第4話 絶望の淵

春風吹き抜ける良く晴れた絶好のお花見日和。

 太陽の暖かさに草花や動物達、そして子どもから大人までが等しく心穏やかに幸せな気分を味わっているだろうこの世界。

 そんな窓の外に広がっているであろう景色を想像することさえも出来ず、僕は今日も一人閉めきった部屋の中で灯りもつけずにただ踞るだけ。


 あれから、あの日から、あの事故から、もう3日も経った。


 あのあと美夜は駆けつけた救急隊によってすぐさま病院に運び込まれ、緊急手術を受けることになった。

 全身数箇所の打撲を受け、と内蔵の一部にも軽い損傷を負ったのだとか。幸いにも脳や心臓などの重要器官には異状はなく、命に別状はないのだと医者は言っていたのだという。

 しかし、手術が成功して傷が塞がれても、美夜の意識は一向に戻らなかった。
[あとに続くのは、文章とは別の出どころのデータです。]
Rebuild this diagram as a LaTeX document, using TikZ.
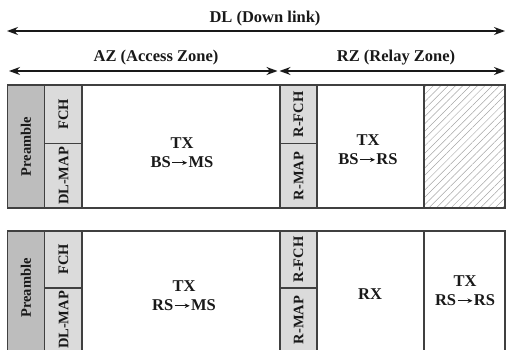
\documentclass[tikz,border=0pt]{standalone}
\usepackage{fontspec}
\setmainfont{Liberation Serif}
\usetikzlibrary{arrows.meta,patterns.meta}

% short arrow used inside the "from -> to" labels
\newcommand{\flowarrow}{\kern1pt\raisebox{2.8pt}{\tikz\draw[-{Stealth[length=5pt,width=4.5pt]},line width=0.8pt] (0pt,0pt) -- (15pt,0pt);}\kern1pt}

\tikzset{
  frame/.style={draw=black!75, line width=1.1pt},
  preamblecell/.style={frame, fill=black!26},
  ctrlcell/.style={frame, fill=black!14},
  datacell/.style={frame, fill=white},
  vlabel/.style={rotate=90, text=black!90, font=\bfseries\fontsize{14.5}{15}\selectfont, inner sep=0pt},
  hlabel/.style={align=center, text=black!90, font=\bfseries\fontsize{16.5}{19}\selectfont, inner sep=0pt},
  spanarrow/.style={{Stealth[length=11pt,width=8pt]}-{Stealth[length=11pt,width=8pt]}, line width=1.1pt, black!90},
}

\begin{document}
\begin{tikzpicture}[x=1pt,y=-1pt]
  \useasboundingbox (0,0) rectangle (508,350);
  \clip (0,0) rectangle (508,350);

  % zone spans
  \coordinate (dlL) at (7,31);   \coordinate (dlR) at (505,31);
  \coordinate (azL) at (9,71);   \coordinate (azR) at (277.5,71);
  \coordinate (rzL) at (279.5,71); \coordinate (rzR) at (505,71);
  \draw[spanarrow] (dlL) -- (dlR);
  \draw[spanarrow] (azL) -- (azR);
  \draw[spanarrow] (rzL) -- (rzR);
  \node[hlabel] (dltxt) at (265,19) {DL (Down link)};
  \node[hlabel] (aztxt) at (156,58) {AZ (Access Zone)};
  \node[hlabel] (rztxt) at (396,58) {RZ (Relay Zone)};

  % ---- BS frame ----
  \fill[pattern={Lines[angle=45,distance=5.2pt,line width=0.5pt]}, pattern color=black!35]
    (424,85) rectangle (505,208);
  \draw[datacell] (82,85) rectangle (280,208);
  \draw[datacell] (317,85) rectangle (424,208);
  \draw[frame] (424,85) rectangle (505,208);
  \draw[preamblecell] (7.5,85) rectangle (44.5,208);
  \draw[ctrlcell] (44.5,85) rectangle (82,143.5);
  \draw[ctrlcell] (44.5,143.5) rectangle (82,208);
  \draw[ctrlcell] (280,85) rectangle (317,143.5);
  \draw[ctrlcell] (280,143.5) rectangle (317,208);

  \node[vlabel] (preA) at (26,146.5) {Preamble};
  \node[vlabel] (fchA) at (63.5,114.5) {FCH};
  \node[vlabel] (mapA) at (63.5,176) {DL-MAP};
  \node[vlabel] (rfchA) at (298.5,114.5) {R-FCH};
  \node[vlabel] (rmapA) at (298.5,176) {R-MAP};
  \node[hlabel] (txA) at (182,153) {TX\\BS\flowarrow MS};
  \node[hlabel] (txB) at (368,150) {TX\\BS\flowarrow RS};

  % ---- RS frame ----
  \draw[datacell] (82,231) rectangle (280,356);
  \draw[datacell] (317,231) rectangle (424,356);
  \draw[datacell] (424,231) rectangle (505,356);
  \draw[preamblecell] (7.5,231) rectangle (44.5,356);
  \draw[ctrlcell] (44.5,231) rectangle (82,288);
  \draw[ctrlcell] (44.5,288) rectangle (82,356);
  \draw[ctrlcell] (280,231) rectangle (317,288);
  \draw[ctrlcell] (280,288) rectangle (317,356);

  \node[vlabel] (preB) at (26,288) {Preamble};
  \node[vlabel] (fchB) at (63.5,259.5) {FCH};
  \node[vlabel] (mapB) at (63.5,320) {DL-MAP};
  \node[vlabel] (rfchB) at (298.5,259.5) {R-FCH};
  \node[vlabel] (rmapB) at (298.5,320) {R-MAP};
  \node[hlabel] (txC) at (184,296) {TX\\RS\flowarrow MS};
  \node[hlabel] (rxD) at (370,294) {RX};
  \node[hlabel] (txE) at (465,291) {TX\\RS\flowarrow RS};
\end{tikzpicture}
\end{document}
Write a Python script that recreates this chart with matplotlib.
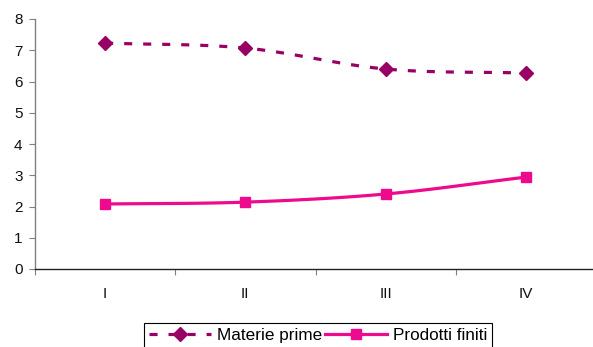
import numpy as np
import matplotlib
matplotlib.use("Agg")
import matplotlib.pyplot as plt
from matplotlib.lines import Line2D

plt.rcParams['font.family'] = ['Liberation Sans', 'DejaVu Sans']
plt.rcParams['lines.scale_dashes'] = False

quarters = ["I", "II", "III", "IV"]
materie_prime = [7.23, 7.07, 6.40, 6.27]
prodotti_finiti = [2.08, 2.14, 2.40, 2.94]

col_mp = "#990066"
col_pf = "#EE0A8C"


def smooth(xs, ys, n=40):
    """Catmull-Rom spline through the points (Excel-style smoothed line)."""
    x = np.asarray(xs, float)
    y = np.asarray(ys, float)
    px = np.concatenate([[2 * x[0] - x[1]], x, [2 * x[-1] - x[-2]]])
    py = np.concatenate([[2 * y[0] - y[1]], y, [2 * y[-1] - y[-2]]])
    outx, outy = [], []
    for i in range(1, len(px) - 2):
        t = np.linspace(0, 1, n, endpoint=(i == len(px) - 3))
        for arr, out in ((px, outx), (py, outy)):
            p0, p1, p2, p3 = arr[i - 1], arr[i], arr[i + 1], arr[i + 2]
            out.extend(0.5 * ((2 * p1) + (-p0 + p2) * t
                              + (2 * p0 - 5 * p1 + 4 * p2 - p3) * t ** 2
                              + (-p0 + 3 * p1 - 3 * p2 + p3) * t ** 3))
    return np.array(outx), np.array(outy)


W, H = 593, 347
fig = plt.figure(figsize=(W / 100, H / 100), dpi=100)
ax = fig.add_axes([35 / W, (H - 269) / H, (596 - 35) / W, 250 / H])

xpos = np.arange(1, len(quarters) + 1)

sx, sy = smooth(xpos, materie_prime)
ax.plot(sx, sy, color=col_mp, lw=2.3, dashes=(5.8, 7.9),
        dash_capstyle='butt', clip_on=False)
ax.plot(xpos, materie_prime, 'D', color=col_mp, ms=7, clip_on=False)

sx, sy = smooth(xpos, prodotti_finiti)
ax.plot(sx, sy, color=col_pf, lw=2.3, solid_capstyle='butt', clip_on=False)
ax.plot(xpos, prodotti_finiti, 's', color=col_pf, ms=6.5, clip_on=False)

ax.set_xlim(0.5, 4.5)
ax.set_ylim(0, 8)
ax.set_yticks(range(0, 9))
ax.set_xticks(np.arange(0.5, 5.0, 1.0))
ax.set_xticklabels([])
ax.set_xticks(xpos, minor=True)
ax.set_xticklabels(quarters, minor=True)

ax.tick_params(axis='y', direction='out', length=4, width=0.8, color='#808080',
               labelsize=11, pad=5, labelcolor='#111111')
ax.tick_params(axis='x', which='major', direction='out', length=4, width=0.8,
               color='#808080')
ax.tick_params(axis='x', which='minor', length=0, labelsize=11, pad=13,
               labelcolor='#111111')

for s in ('top', 'right'):
    ax.spines[s].set_visible(False)
ax.spines['left'].set_color('#808080')
ax.spines['left'].set_linewidth(1.0)
ax.spines['bottom'].set_color('#222222')
ax.spines['bottom'].set_linewidth(1.0)

handles = [
    Line2D([], [], color=col_mp, lw=2.3, dashes=(5.8, 7.9), marker='D', ms=7),
    Line2D([], [], color=col_pf, lw=2.3, marker='s', ms=6.5),
]
leg = fig.legend(handles, ["Materie prime", "Prodotti finiti"],
                 loc='upper left', bbox_to_anchor=(144 / W, 1 - 323 / H),
                 ncol=2, fontsize=12.3, handlelength=3.6, handletextpad=0.35,
                 columnspacing=0.2, borderpad=0.3, borderaxespad=0,
                 fancybox=False, framealpha=1, edgecolor='black')
leg.get_frame().set_linewidth(0.8)

fig.savefig("out.png", dpi=100)
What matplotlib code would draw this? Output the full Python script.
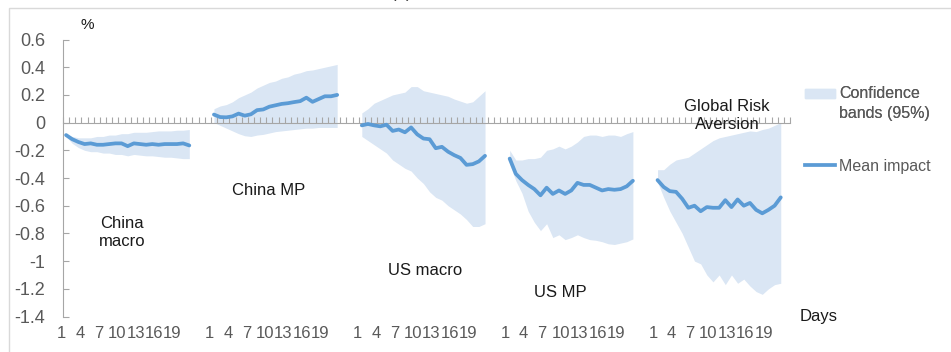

そして今も美夜は病院の一室の中、意識も戻らず生死の淵を彷徨い続けているのだ。

 僕がそれを知ったのは、あの日の夜目が覚めたあと僕の両親が美夜のお母さんと話しているのを偶然耳にしたときだった。

 それ以来病院を出た後は、僕はこうしてアパートの自室に引きこもる生活を続けている。


 あのとき美夜を救えなかった。


 あのとき美夜を止められなかった。


 あのとき美夜を、美夜の望む答えを、言ってあげることが出来なかった。


 そんな深い後悔にも自己嫌悪にも自己憎悪にも似た薄汚い苦しみに苛まれ、僕はあの事故の原因を作った自分を責めて現実たる外界との交流を遮断してしか、自分を保てなくなっていたのだ。

 だから今日も、テレビも電球もスマホにさえも電気を通さないまま、ただ閉じられた窓とカーテン越しに聞こえるこの街特有の強風だけに耳を傾けて、美夜の笑顔を思い浮かべては悲しみのあまり嗚咽を溢し続けている。


 今が昼かも夜かも分からない。


 分かりたくない。


 分かる必要もない。


 そうやって現実から逃げているうちに、知らず僕は奥深い意識の底へ深く深く引き込まれていた。